We have been doing a number of infrastructure updates over the past few weeks to improve availability, increase performance and assure security.
For example, there was a major Amazon AWS outage on September 5 that took out the SQS queuing service for 1 hour and 40 minutes. Most other registration companies were offline, but our backup queues kept transactions running smoothly on RunSignUp.
As you can see from the graphic below, the performance has also improved from about 2.7 seconds to about 2.3 seconds even as traffic has increased from 2.5 Million page views per week to over 4 Million page views per week. Remember this is aggregate performance measured from the actual device so the 60% of mobile phone users are often a bit slow because of cell networks – fast internet connections are for the most part sub-second. This helps races have first class website performance and actually improves brand and conversions.

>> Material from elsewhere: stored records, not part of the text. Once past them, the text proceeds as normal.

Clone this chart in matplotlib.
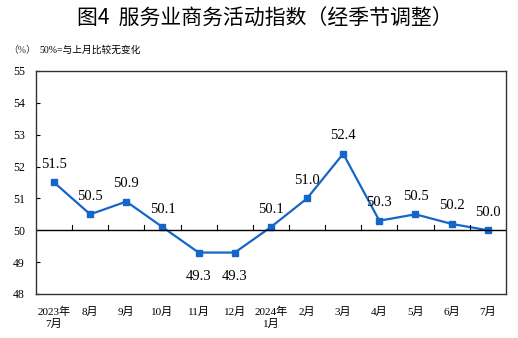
import matplotlib.pyplot as plt

plt.rcParams['font.family'] = ['Liberation Serif', 'Noto Sans CJK SC']

months = ['2023年\n7月', '8月', '9月', '10月', '11月', '12月', '2024年\n1月',
          '2月', '3月', '4月', '5月', '6月', '7月']
values = [51.5, 50.5, 50.9, 50.1, 49.3, 49.3, 50.1, 51.0, 52.4, 50.3, 50.5, 50.2, 50.0]
y_ticks = [48, 49, 50, 51, 52, 53, 54, 55]

fig = plt.figure(figsize=(5.18, 3.38), dpi=100)
ax = fig.add_axes([0.0695, 0.1302, 0.907, 0.660])

x = list(range(len(values)))
ax.plot(x, values, color='#1466c8', linewidth=1.6, marker='s', markersize=4.5)
ax.axhline(50, color='black', linewidth=1.0)

# small upward ticks on the 50 line between months
for b in range(len(values) - 1):
    ax.plot([b + 0.5, b + 0.5], [50, 50.16], color='black', linewidth=0.8)

for xi, v in zip(x, values):
    if v < 50:
        ax.annotate(f'{v:.1f}', (xi, v), xytext=(0, -17), textcoords='offset points',
                    ha='center', va='center', fontsize=10.5)
    else:
        ax.annotate(f'{v:.1f}', (xi, v), xytext=(0, 13), textcoords='offset points',
                    ha='center', va='center', fontsize=10.5)

ax.set_xlim(-0.5, len(values) - 0.5)
ax.set_ylim(48, 55)
ax.set_yticks(y_ticks)
ax.tick_params(axis='y', direction='in', length=3, labelsize=8.5, pad=8)
ax.set_xticks(x)
ax.set_xticklabels(months, fontsize=8, va='top', linespacing=1.3)
ax.tick_params(axis='x', length=0, pad=9)
for s in ax.spines.values():
    s.set_color('#333333')
    s.set_linewidth(1.0)

fig.text(0.512, 0.945, '图4  服务业商务活动指数（经季节调整）', ha='center', va='center',
         fontsize=15, family=['Noto Sans CJK SC'], fontweight='medium')
fig.text(0.015, 0.852, '（%）', ha='left', va='center', fontsize=7, color='#333333')
fig.text(0.077, 0.852, '50%=与上月比较无变化', ha='left', va='center', fontsize=7)

fig.savefig('out.png', dpi=100)
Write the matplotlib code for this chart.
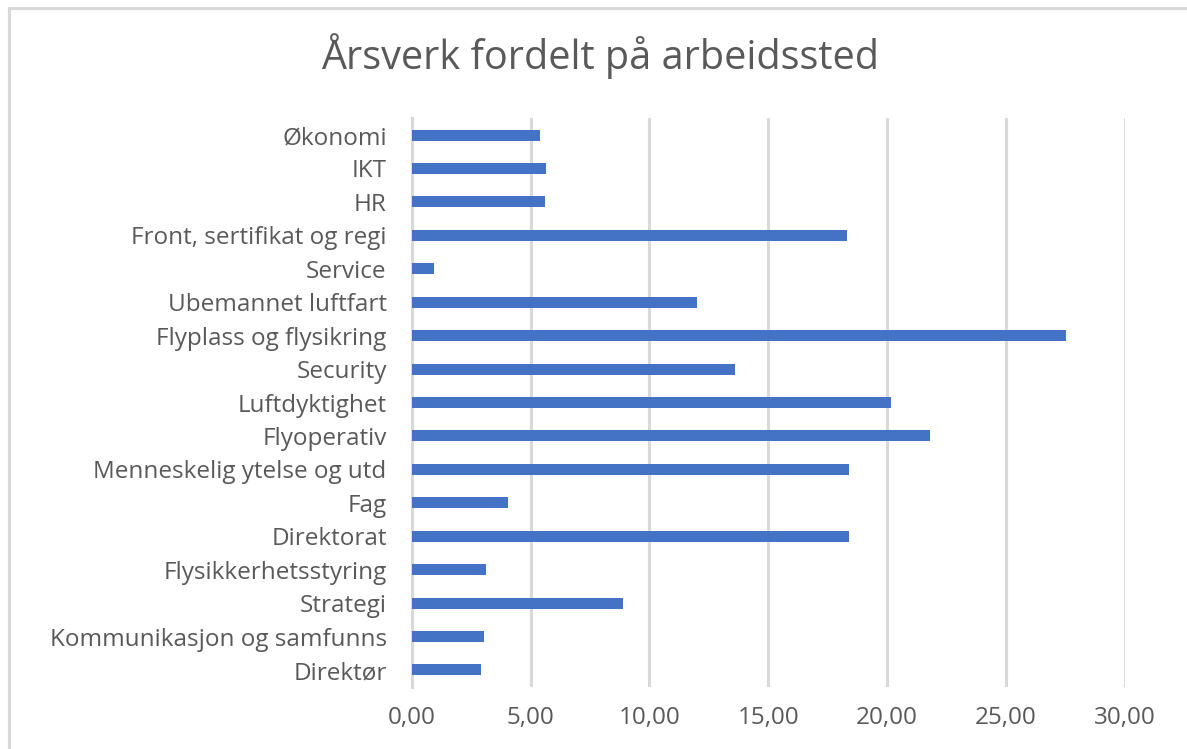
import matplotlib
matplotlib.use("Agg")
import matplotlib.pyplot as plt
from matplotlib.lines import Line2D

categories = [
    "Økonomi", "IKT", "HR", "Front, sertifikat og regi", "Service",
    "Ubemannet luftfart", "Flyplass og flysikring", "Security",
    "Luftdyktighet", "Flyoperativ", "Menneskelig ytelse og utd", "Fag",
    "Direktorat", "Flysikkerhetsstyring", "Strategi",
    "Kommunikasjon og samfunns", "Direktør",
]
values = [5.40, 5.66, 5.59, 18.32, 0.93, 11.99, 27.54, 13.59, 20.15, 21.82,
          18.39, 4.06, 18.39, 3.13, 8.87, 3.06, 2.93]
xticks = [0, 5, 10, 15, 20, 25, 30]
xticklabels = ["0,00", "5,00", "10,00", "15,00", "20,00", "25,00", "30,00"]
title = "Årsverk fordelt på arbeidssted"

plt.rcParams['font.family'] = ['Open Sans', 'DejaVu Sans']
text_color = "#595959"
grid_color = "#d9d9d9"
bar_color = "#4472c4"

W, H = 1187, 749
fig = plt.figure(figsize=(W / 100, H / 100), dpi=100)

ax = fig.add_axes([411.7 / W, 1 - 686.7 / H, (1124.8 - 411.7) / W, (686.7 - 118.3) / H])
ypos = list(range(len(categories)))
ax.barh(ypos, values, height=0.33, color=bar_color, zorder=3)
ax.set_ylim(len(categories) - 0.5, -0.5)
ax.set_xlim(0, 30)
ax.set_yticks(ypos)
ax.set_yticklabels(categories)
ax.set_xticks(xticks)
ax.set_xticklabels(xticklabels)
ax.xaxis.grid(True, color=grid_color, linewidth=2.2, zorder=0)
for s in ["top", "right", "bottom"]:
    ax.spines[s].set_visible(False)
ax.spines["left"].set_color(grid_color)
ax.spines["left"].set_linewidth(2.2)
ax.tick_params(axis="both", length=0, colors=text_color, labelsize=17.5)
ax.tick_params(axis="y", pad=18)
ax.tick_params(axis="x", pad=14)

fig.text(600 / W, 1 - 56 / H, title, ha="center", va="center",
         fontsize=28.5, color=text_color)

# chart border
fig.add_artist(Line2D([8.5 / W, 1], [1 - 8 / H, 1 - 8 / H], color=grid_color, linewidth=2.2,
                      transform=fig.transFigure))
fig.add_artist(Line2D([8.5 / W, 8.5 / W], [0, 1 - 8 / H], color=grid_color, linewidth=2.2,
                      transform=fig.transFigure))

fig.savefig("out.png", dpi=100)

Here is a partial list of improvements we have made:
– Record and log user logins and location
– Add Multi-Factor Authentication
– Improved background task failure handling (e.g. E-mail marketing)
– Additional ways to start extra web servers
– Auto-start web servers based on load
– Block more attacks at Nginx level before they get to the app server level
– Improve monitoring and alerting of payment processor status
– Improve monitoring and alerting of web server response time
– Update deployment process to prevent occasional errors under high load
– Configure web servers with additional disks
– Refactoring database code
– Database backup updates
– Automate SQS backup queues
– Ability to switch to backup AWS region for some critical resources.
– Race page improvements such as lazy loading images and reduce CSS loaded
Managing and maintaining the core infrastructure for our tens of thousands of customers is not as flashy as a new feature, but it is the basis of the trust between us and our customers.